No dia 20 de dezembro de 2019, dentro da sede da Ipiranga, em São Paulo, a companhia assinou 40 contratos com três personagens até então irrelevantes no setor de combustíveis: Eduardo Luiz Salomão, Caio Luiz Salomão e Fábio Luiz Salomão. Os irmãos, sem herança conhecida ou carreiras profissionais destacáveis, saíram da mesa de negociações com 110 milhões de reais nos bolsos – recursos captados pelo controlador Grupo Ultra (Ultrapar) em operações na bolsa brasileira e na Bolsa de Nova York (NYSE).
O negócio tinha como objetivo fomentar a compra e embandeiramento da Rede S3, em um momento em que a Ipiranga havia perdido a liderança no mercado paulistano. O problema: a própria Junta Comercial apontava que os irmãos Salomão não eram os verdadeiros donos das empresas. Em vez de respeitar a documentação oficial, a Ipiranga preferiu firmar contratos com “sócios ocultos” apresentados por meio de contratos de gaveta. Esses sócios, segundo indícios da Justiça e da Receita Federal, eram suspeitos de ligação com o Primeiro Comando da Capital – PCC.
Compliance seletivo e silêncio aos investidores
A diretoria e o setor de compliance da Ipiranga, pelas informações obtidas,tiveram papel central nessa transação. Foram eles que teriam exigido que os contratos fossem assinados com os Salomão – e não com os reais proprietários, cujos nomes estavam possivelmente vinculados ao crime organizado. A justificativa: preservar a imagem da companhia. Em outras palavras, podemos afirmar, tratava-se de uma operação consciente de blindagem reputacional, ainda que à custa da lei e do dever de transparência.

Para agravar o cenário, o Grupo Ultra (Ultrapar), holding controladora da Ipiranga, segundo dirigente da companhia jamais publicou Fato Relevante sobre a transação, descumprindo práticas básicas de governança exigidas. Os investidores possivelmente – no Brasil e nos EUA – foram mantidos no escuro sobre um negócio de 110 milhões com graves vícios.

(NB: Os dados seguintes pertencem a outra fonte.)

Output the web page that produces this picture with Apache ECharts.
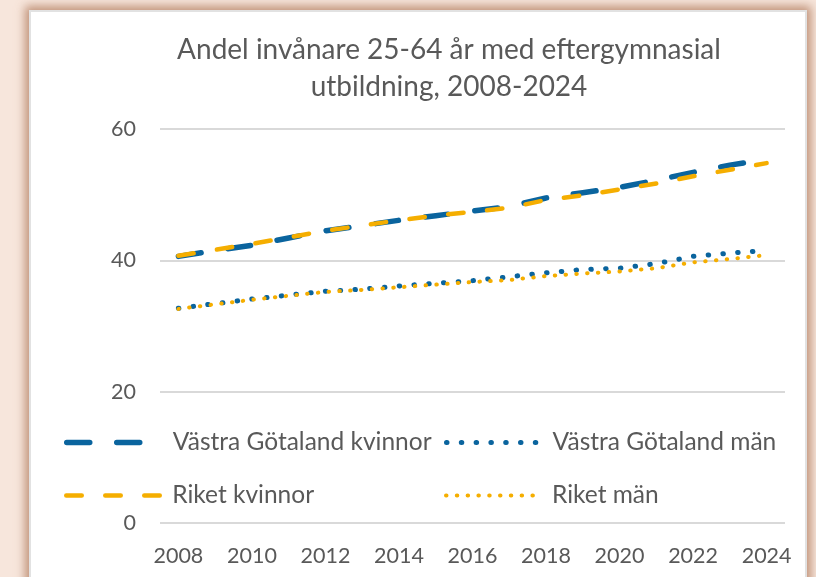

Negócio viciado e ativos fantasmas
Parte dos contratos envolvia a venda de bombas, tanques e equipamentos de postos a operadores suspeitos de terem ligação com o PCC. Em outros casos, sequer havia fisicamente um posto de gasolina: algumas das empresas da Rede S3 não existiam de fato.
O caso do Auto Posto S3 Juntas, em São Paulo, é emblemático. Em 2019, dentro da sede da Ipiranga, ele foi avaliado em R$ 3,5 milhões. Mas, em 2023, os irmãos Salomão o venderam por apenas R$ 300 mil a Ricardo Romano, investigado na Operação Carbono Oculto como um elemento com ligações comerciais com membros do PCC.
Como explicar a discrepância? Na calculadora da Ipiranga, o mesmo ativo valia dez vezes mais quando era preciso justificar a injeção milionária de recursos da companhia.
Do Instituto Combustível Legal ao escândalo prático
A contradição atinge proporções ainda mais graves quando se observa que a Ipiranga é integrante e financiadora do Instituto Combustível Legal – ICL, entidade que se apresenta como guardiã da ética e da lealdade no setor, com a missão explícita de combater fraudes.
O ICL reúne gigantes como Petrobras, Raízen, Vibra e Braskem. Seu CEO, Emerson Kapaz, comentou que a Ipiranga está desde 2019 na Justiça tentando reverter o negócio com os Salomão, mas alguns posto ainda continuam operando com a bandeira da companhia. Mas o fato é que o investimento foi feito, consumado e jamais devidamente explicado.
Se a Ipiranga, uma das colunas do ICL, despejou R$ 110 milhões em contratos suspeitos com operadores ocultos ligados possivelmente ao crime organizado, podemos confiar, indiscriminadamente, em um instituto que se apresenta como paladino da moralização do setor?
A omissão conveniente
Outra pergunta desconfortável persiste: por que a transação não foi citada de forma contundente na Operação Carbono Oculto, que investigou esquemas do PCC no setor de combustíveis? Considerando a estreita ligação entre o ICL e a Secretaria da Fazenda de São Paulo – SefazSP é legítimo questionar se houve blindagem política ou institucional para evitar que o escândalo viesse à tona?
Enquanto a Ouvidoria da Sefaz ignora pedidos de informação sobre visitas de representantes do ICL, como do Emerson Kapaz e do diretor Carlos Faccio à secretaria, a Ipiranga não deu, até hoje, explicações consistentes sobre essa transação. Mas os documentos de 2019 e as negociações com os irmãos Salomão estão aí: um retrato constrangedor de como o compliance pode ser usado não para prevenir crimes, mas para formalizá-los com verniz de legalidade.